The young man takes the sheep and puts in the back of his jeep.

The sheperd looks at him and asks: - If I guess your profession, will you return my sheep to me? The young man answers:   - Yes, why not. The shepherd says:   - You are an Arthur Andersen consultant! How did you know? asks the young man. Very simple, answers the shepherd: First, you come here without being called.
Second, you charge me a sheep to tell me something I already knew. Third, you do not understand anything about what I do, because you took my dog!
Re: joke
abdulsamad
07/03/01 at 08:25:03
slm,
  Wahahahaha;-D...good one, zanfaz:)
wlm
Re: joke
Lisha
07/03/01 at 13:23:35
slm
:)All da jokes r great!!
And thanx Slime, But theres soo many, its put me off readin them :(

w'salaam
Re: joke
zanfaz
07/04/01 at 00:25:44
[slm]

1. I'm nobody, nobody is perfect, therefore I'm perfect.
2. I've got to sit down and work out where I stand.
3. If I save time, when do I get it back?
4. Where there's a will, I want to be in it.
5. I am free of all prejudices.
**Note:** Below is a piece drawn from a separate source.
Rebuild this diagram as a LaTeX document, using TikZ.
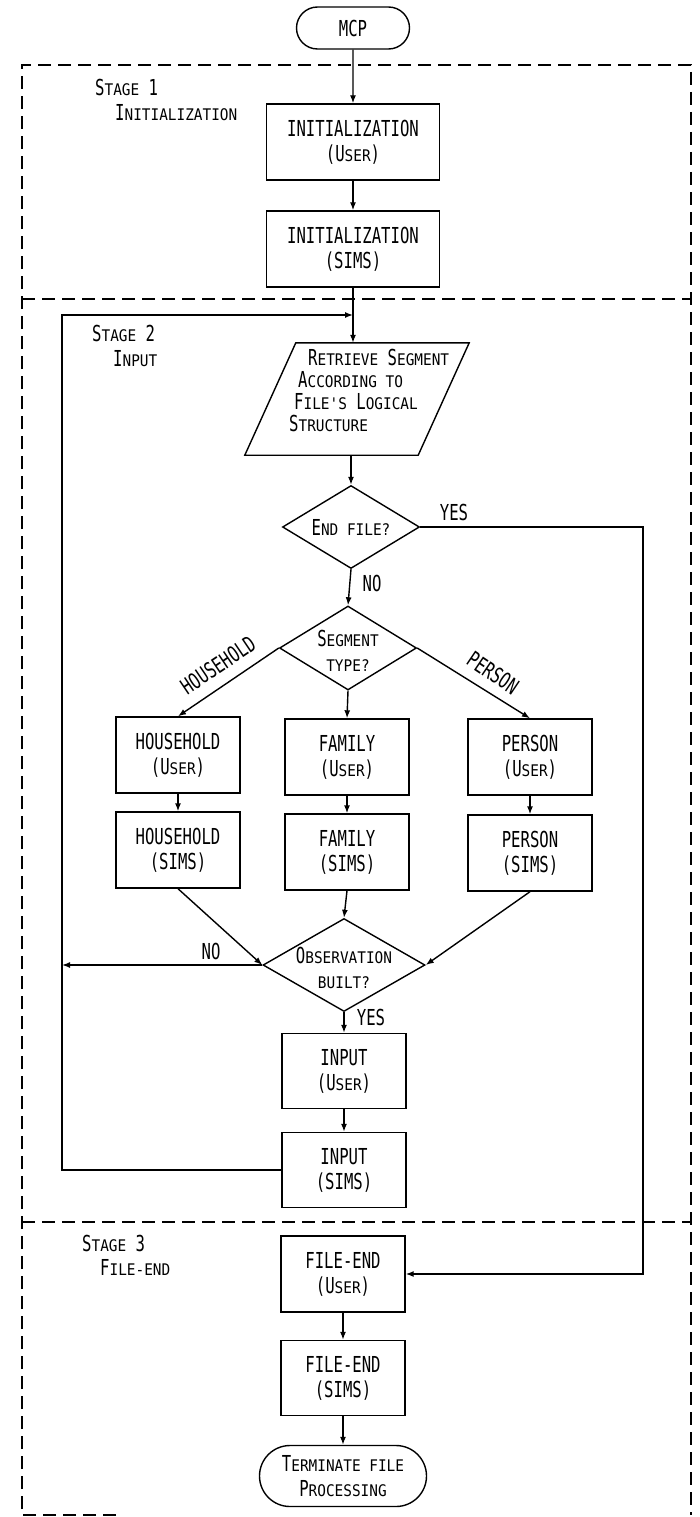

I hateeveryone equally.
6. Take my advice, I don't use it anyway.
7. The statement below is true.
The statement above is false.
8. As I said before, I never repeat myself.
9. Sometimes I need what only you can provide: your absence.
10. I wish there was a knob on the TV to turn up the intelligence.
There's a knob called brightness, but it doesn't work.
11. A conscience does not prevent sin. It only prevents you from
enjoying it.
12. If at first you don't succeed, skydiving is not for you.
13. War doesn't determine who's right. War determines who's left.
14. Doesn't expecting the unexpected make the unexpected become the
expected?
Re: joke
jannah
07/04/01 at 00:46:48
[wlm]

great humor :) let's start a new thread before this one topples over!